言うなれば「バカ弟子CD(老師CD)」ですな。
「このバカ弟子が〜!」
「まだまだ甘いわ!」
「精進せいよ」
「この未熟者めがぁ!」
「たゆまず歩めよ」
というようなお師匠様からの叱咤が延々と続いて、一番最後に
「もうワシがお前に教えることは何もない……」
ん?………コレ…売れるんじゃ…………???
>>NAPORINさん
>ひたすら女性の声で「おねえさま!」「おねえさま」「おねえさま(汗)」*1500回ってのを一番最初におもいつきました。
メイン購買層は間違いなくその筋の男性でしょうなぁ。そしてこれは商品化も近いと思いますよ。
女性向けとしてはどーかしら。そもそも百合萌えの女性の多寡自体わからんのだけどそうそういるもんでもなさそうな。私もけっこう女好きではあるけども、「お姉さまCD」はきっと買わないだろうしなあ。

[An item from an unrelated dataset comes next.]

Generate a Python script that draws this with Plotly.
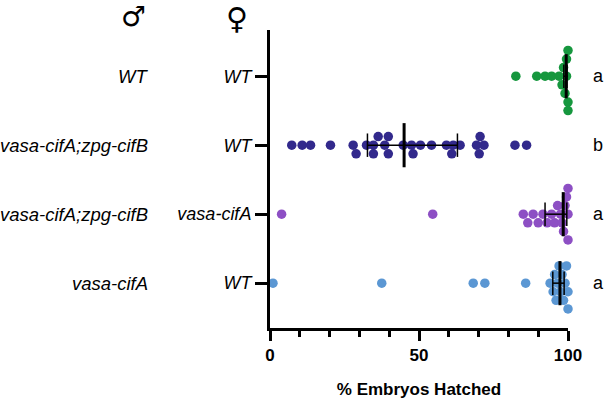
import plotly.graph_objects as go

# ---- data ----
male_labels = ["vasa-cifA", "vasa-cifA;zpg-cifB", "vasa-cifA;zpg-cifB", "WT"]
female_labels = ["WT", "vasa-cifA", "WT", "WT"]
letters = ["a", "a", "b", "a"]
colors = ["#5B97D3", "#8D4FC4", "#32298C", "#16973E"]

hatch_vasaA_x_WT = [1.0, 37.5, 68.2, 72.1, 85.8, 94.0, 95.0, 95.5, 96.0, 96.5, 97.0,
                    97.5, 98.0, 98.5, 99.0, 99.5, 100.0, 100.0]
hatch_AB_x_vasaA = [3.9, 54.6, 85.0, 86.5, 88.3, 90.0, 91.6, 93.0, 94.5, 95.5, 96.5,
                    97.5, 98.0, 98.5, 99.0, 99.5, 100.0, 100.0, 100.0]
hatch_AB_x_WT = [7.3, 10.8, 13.6, 20.3, 27.9, 28.9, 32.4, 34.7, 34.7, 36.3, 38.5,
                 39.7, 39.7, 44.7, 47.5, 48.0, 50.5, 54.2, 59.2, 61.0, 61.5, 63.8,
                 69.3, 70.2, 70.5, 71.8, 82.2, 86.1]
hatch_WT_x_WT = [82.5, 89.5, 92.3, 94.5, 97.0, 98.0, 98.5, 99.0, 99.5, 99.5, 100.0,
                 100.0, 100.0]
groups = [hatch_vasaA_x_WT, hatch_AB_x_vasaA, hatch_AB_x_WT, hatch_WT_x_WT]

medians = [97.3, 98.4, 45.0, 99.4]
q1 = [94.9, 92.3, 32.7, 98.6]
q3 = [98.7, 99.6, 62.9, 100.0]

# ---- layout geometry ----
W, H = 604, 400
ML, MR, MT, MB = 270, 36, 30, 72
XR = [0, 100]
YR = [-0.65, 3.67]
px_x = (W - ML - MR) / (XR[1] - XR[0])
px_y = (H - MT - MB) / (YR[1] - YR[0])
lane_px = 8.6
min_dx_px = 6.0


def swarm(values):
    placed = []
    order = sorted(range(len(values)), key=lambda i: values[i])
    res = [0.0] * len(values)
    cand = [0]
    for n in range(1, 12):
        cand += [-n, n]
    for i in order:
        xp = values[i] * px_x
        for k in cand:
            if all(not (pk == k and abs(xp - pxp) < min_dx_px) for pxp, pk in placed):
                break
        placed.append((xp, k))
        res[i] = k * lane_px / px_y
    return res


fig = go.Figure()
for gi, vals in enumerate(groups):
    offs = swarm(vals)
    fig.add_trace(go.Scatter(
        x=vals, y=[gi + o for o in offs], mode="markers",
        marker=dict(size=9.5, color=colors[gi], line=dict(width=0)),
        cliponaxis=False, showlegend=False, hoverinfo="x"))

shapes = []
for gi in range(4):
    shapes.append(dict(type="line", xref="x", yref="y", x0=medians[gi], x1=medians[gi],
                       y0=gi - 0.32, y1=gi + 0.32, line=dict(color="black", width=3)))
    shapes.append(dict(type="line", xref="x", yref="y", x0=q1[gi], x1=q3[gi],
                       y0=gi, y1=gi, line=dict(color="black", width=1.5)))
    for q in (q1[gi], q3[gi]):
        shapes.append(dict(type="line", xref="x", yref="y", x0=q, x1=q,
                           y0=gi - 0.17, y1=gi + 0.17, line=dict(color="black", width=1.5)))

FONT = "Liberation Sans, Arial, Helvetica, sans-serif"
annotations = []
for gi in range(4):
    annotations.append(dict(xref="paper", yref="y", x=0, y=gi, xanchor="right", yanchor="middle",
                            xshift=-120, text="<i>%s</i>" % male_labels[gi], showarrow=False,
                            font=dict(family=FONT, size=18.5, color="black")))
    annotations.append(dict(xref="paper", yref="y", x=1, y=gi, xanchor="left", yanchor="middle",
                            xshift=23, text=letters[gi], showarrow=False,
                            font=dict(family=FONT, size=18, color="black")))
annotations.append(dict(xref="paper", yref="paper", x=0, y=1, xanchor="center", yanchor="middle",
                        xshift=-137, yshift=14, text="\u2642", showarrow=False,
                        font=dict(family="DejaVu Sans", size=28, color="black")))
annotations.append(dict(xref="paper", yref="paper", x=0, y=1, xanchor="center", yanchor="middle",
                        xshift=-33, yshift=12, text="\u2640", showarrow=False,
                        font=dict(family="DejaVu Sans", size=30, color="black")))

fig.update_layout(
    width=W, height=H,
    margin=dict(l=ML, r=MR, t=MT, b=MB, autoexpand=False),
    paper_bgcolor="white", plot_bgcolor="white",
    font=dict(family=FONT, color="black"),
    shapes=shapes, annotations=annotations,
    xaxis=dict(range=XR, automargin=False, showgrid=False, zeroline=False, showline=True,
               linecolor="black", linewidth=3, ticks="outside", ticklen=10, tickwidth=2.5,
               tickcolor="black", tickvals=[0, 50, 100], ticktext=["0", "50", "100"],
               tickfont=dict(size=17, weight="bold"),
               minor=dict(ticks="outside", ticklen=6, tickwidth=2.5, tickcolor="black",
                          dtick=10, tick0=0, showgrid=False),
               title=dict(text="% Embryos Hatched", font=dict(size=17, weight="bold"), standoff=19)),
    yaxis=dict(range=YR, automargin=False, showgrid=False, zeroline=False, showline=True,
               linecolor="black", linewidth=3, ticks="outside", ticklen=12, tickwidth=2.5,
               tickcolor="black", tickvals=[0, 1, 2, 3],
               ticktext=["<i>%s</i>" % t for t in female_labels],
               tickfont=dict(size=18)),
)
fig.write_html("out.html", config={"displayModeBar": False},
               post_script="document.body.style.margin='0px';document.body.style.overflow='hidden';")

>勇ましい系のお好きな零ダマさんは「出動!」「これにて一件落着!」「どこに落ちたい?」だのの決めぜりふ集
いや実は私ロマンチストですから、「本当は歯の浮くようなセリフお願いしたい派」なんですよねぇ。しかしながら「戦闘中」みたいなシチュエーションが好きなので、「俺から離れるなよ」とか「しっかりつかまってろ!」みたいなだとヤバいです。
野田さんの「どこに落ちたい?」は一応音源持ってる(メガドライブ版の動画から)ので、編集しようと思えば色々作れますが…自作かあ…それもいいけどさあ(井之頭五郎風に)……自作するのもなんか違うんだろうなという気もいたします。
>羊CD
コレ、こんなに色々シリーズあったんですな。若本版しか知りませんでした(偏ってる偏ってる)。そして置鮎龍太郎(しかもグリーンリバーライトとセットだ!)のがあるんですね。
この手の声優CDって、男女とも平成期に入ってからメインを張るようになった若い声優さんばかり使われますが、もうちょっと昭和なキャストも起用して欲しいもんです。声が老けちゃう&病気などで引退・あるいは亡くなってしまう前に…
先日、仕事の関係で上司をマイカーで送ったときに「おにいちゃんCD」をかけたら、「頭がおかしくなりそうだから止めろ」と言われました。
延々と「おにいちゃん」と言われるのは属性の無い人には辛いらしいです。
正直、HAGIさんに限っては何を持ってても何を買ってても驚かない覚悟ができているのですが、そりゃ上司を乗せて車中で流すのはアナタ…
まあ「お兄ちゃん」に限らず、同じような単語が延々と流れるのを聞くというのは、実際頭はどうにかなった状態になる(マインドコントロールなどがやりやすいらしいです)のは確かなので、当然の反応かもしれませんね。その「どうにかなる」ベクトルが自分にとって快感かどうかってことなんでしょうね。
ミコミコナースとかわーたしさくらんぼーで同乗者を凍らせる話ならばVIPあたりで効いたことがあります。
リアル体験でいうと、ファンシィダンスの「もし亀」の途中に「キキーッドン」って入っているのを車中でかけていたら同乗者がびくぅっ!としていました。あーごめんごめん。
>リアル体験でいうと、ファンシィダンスの「もし亀」の途中に「キキーッドン」って入っているのを車中でかけていたら同乗者がびくぅっ!としていました。
曲の中にブレーキ音や衝突音が入っている曲は、自分で分かっていても時々ハッとすることがあります…
私の場合は坂本龍一の「G.T.」っていう曲がそうでした。そしてこれをかけていると、同乗者は例外なくビビリます(最初だけですけども…)。